Short-Term Determinants of Current Account Deficits: Evidence from Eastern Europe and the Former Soviet Union (original) (raw)

This paper tests the short-term empirical link between current account deficits and a broad set of economic variables proposed by the theoretical and empirical literature for the emerging economies of Eastern Europe and the former Soviet Union. The empirical results of a modern (dynamic) panel data econometric analysis of countries in Central and Eastern Europe, Southern and Eastern Europe, and the Commonwealth of Independent States from 1992 to 2003 are chiefly consistent with theoretical and previous empirical analyses, indicating that there is a moderate level of persisting current account deficits beyond what can be explained by the behavior of its determinants. Economic growth has a negative effect on the current account balance, implying that the domestic growth rate is associated with a larger increase in domestic investment than savings. The stages of development hypothesis can be confirmed, as poorer countries in the region reveal higher current account deficits.
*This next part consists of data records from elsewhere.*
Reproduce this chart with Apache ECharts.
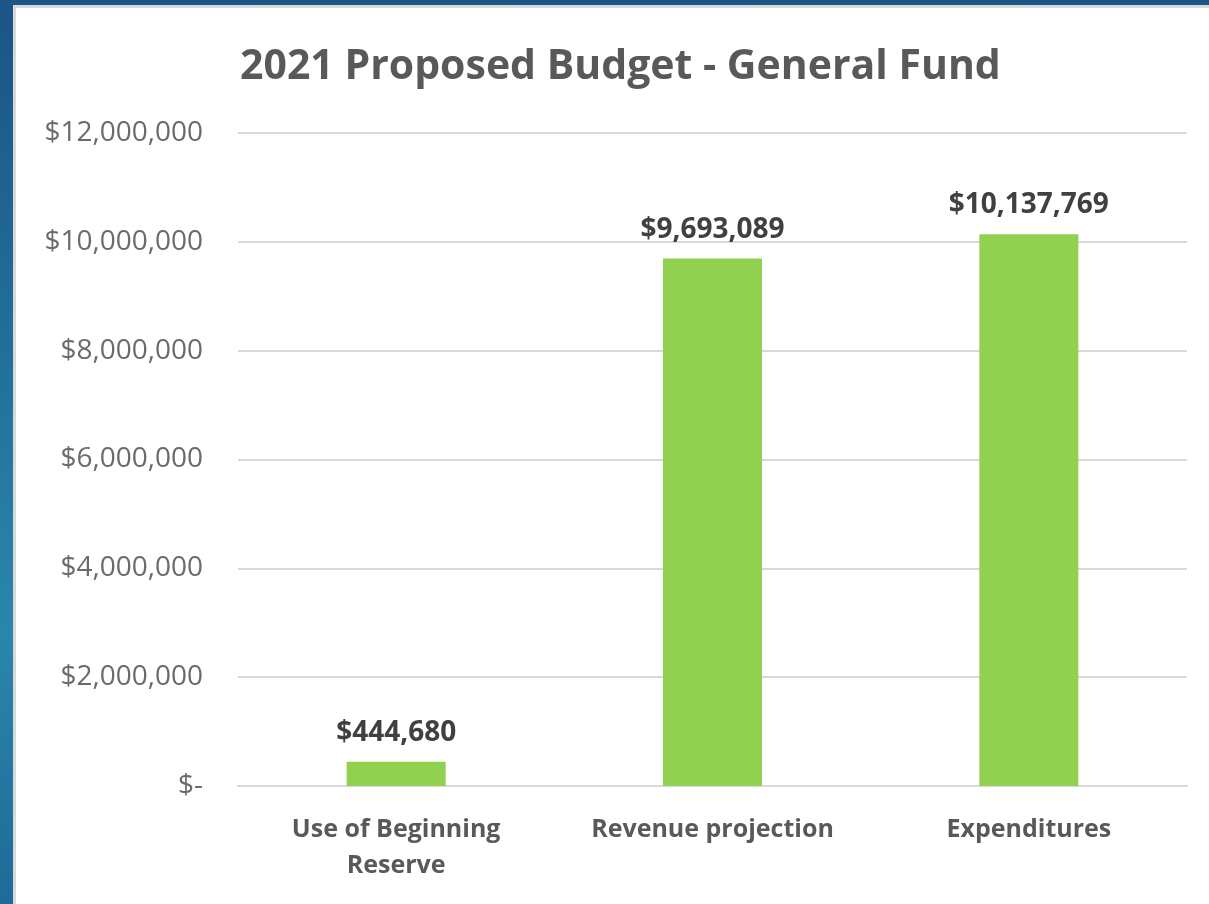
<!DOCTYPE html>
<html>
<head>
<meta charset="utf-8">
<script src="https://cdn.jsdelivr.net/npm/echarts@6/dist/echarts.min.js"></script>
<style>
  html, body { margin: 0; padding: 0; width: 1209px; height: 904px; overflow: hidden; }
  body { background: linear-gradient(180deg, #1c5488 0%, #22709c 40%, #2a86ad 70%, #1f6a98 100%); position: relative; }
  #panel { position: absolute; left: 13px; top: 5px; width: 1196px; height: 899px; background: #ffffff; border-left: 3px solid #d9d9d9; border-top: 3px solid #d9d9d9; box-sizing: border-box; }
  #chart { position: absolute; left: 0; top: 0; width: 1193px; height: 896px; }
</style>
</head>
<body>
<div id="panel"><div id="chart"></div></div>
<script>
const titleText = '2021 Proposed Budget - General Fund';
const categories = ['Use of Beginning\nReserve', 'Revenue projection', 'Expenditures'];
const values = [444680, 9693089, 10137769];
const yMin = 0, yMax = 12000000, yStep = 2000000;

function money(v) {
  if (v === 0) return '$-';
  return '$' + v.toLocaleString('en-US');
}

const chart = echarts.init(document.getElementById('chart'), null, { renderer: 'canvas' });
chart.setOption({
  animation: false,
  backgroundColor: '#ffffff',
  title: {
    text: titleText,
    left: 219,
    top: 34,
    textStyle: { fontFamily: 'Open Sans', fontWeight: 'bold', fontSize: 41, color: '#595959' }
  },
  grid: { left: 222, right: 22, top: 125, bottom: 118 },
  xAxis: {
    type: 'category',
    data: categories,
    axisLine: { show: true, lineStyle: { color: '#d9d9d9', width: 2 } },
    axisTick: { show: false },
    axisLabel: { interval: 0, hideOverlap: false, fontFamily: 'Open Sans', fontWeight: 'bold', fontSize: 25, color: '#595959', lineHeight: 36, margin: 26 }
  },
  yAxis: {
    type: 'value',
    min: yMin, max: yMax, interval: yStep,
    axisLine: { show: false },
    axisTick: { show: false },
    splitLine: { lineStyle: { color: '#d9d9d9', width: 2 } },
    axisLabel: { formatter: money, fontFamily: 'Open Sans', fontSize: 28, color: '#6b6b6b', margin: 35 }
  },
  series: [{
    type: 'bar',
    data: values,
    barWidth: 99,
    itemStyle: { color: '#92d050' },
    label: {
      show: true, position: 'top', distance: 15,
      formatter: p => money(p.value),
      fontFamily: 'Open Sans', fontWeight: 'bold', fontSize: 28, color: '#404040'
    }
  }]
});
</script>
</body>
</html>
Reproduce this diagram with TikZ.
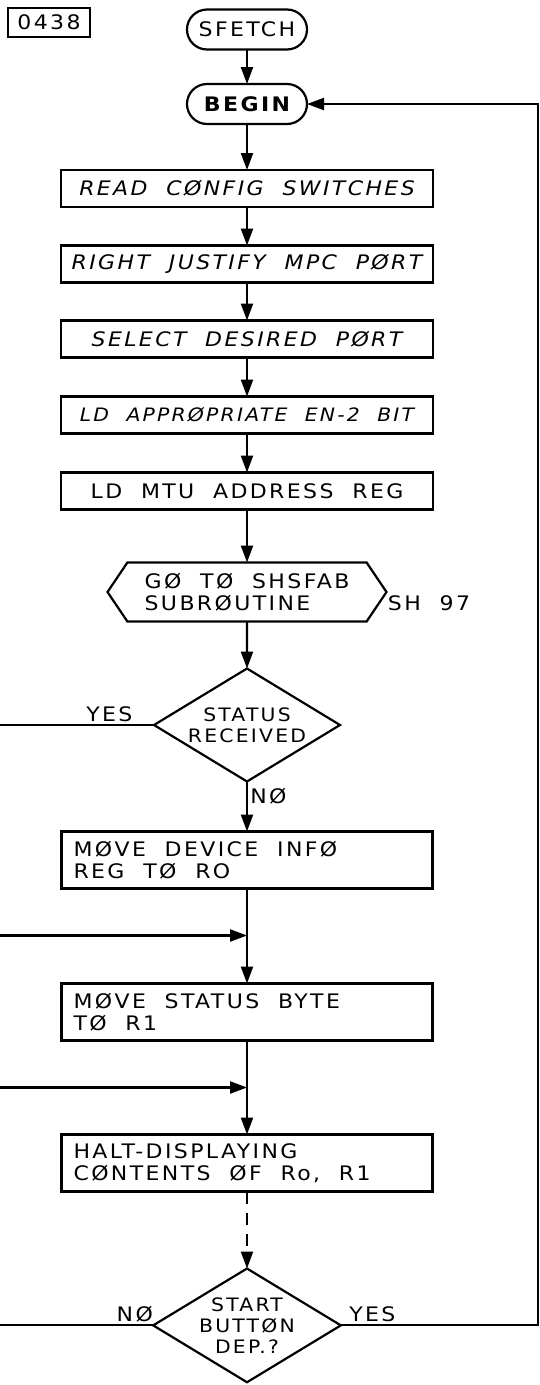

A current account balance deterioration is likely to accompany shocks in public budget rates, confirming the validity of the twin deficit hypothesis in the region. The results also indicate the partial effect of demographic factors, as well as the strong influence of the growth rate of EU-15 countries on external imbalances. Finally, appreciation of the real exchange rate and a worsening of the terms of trade are generating deteriorations in the current account deficits of the transition region.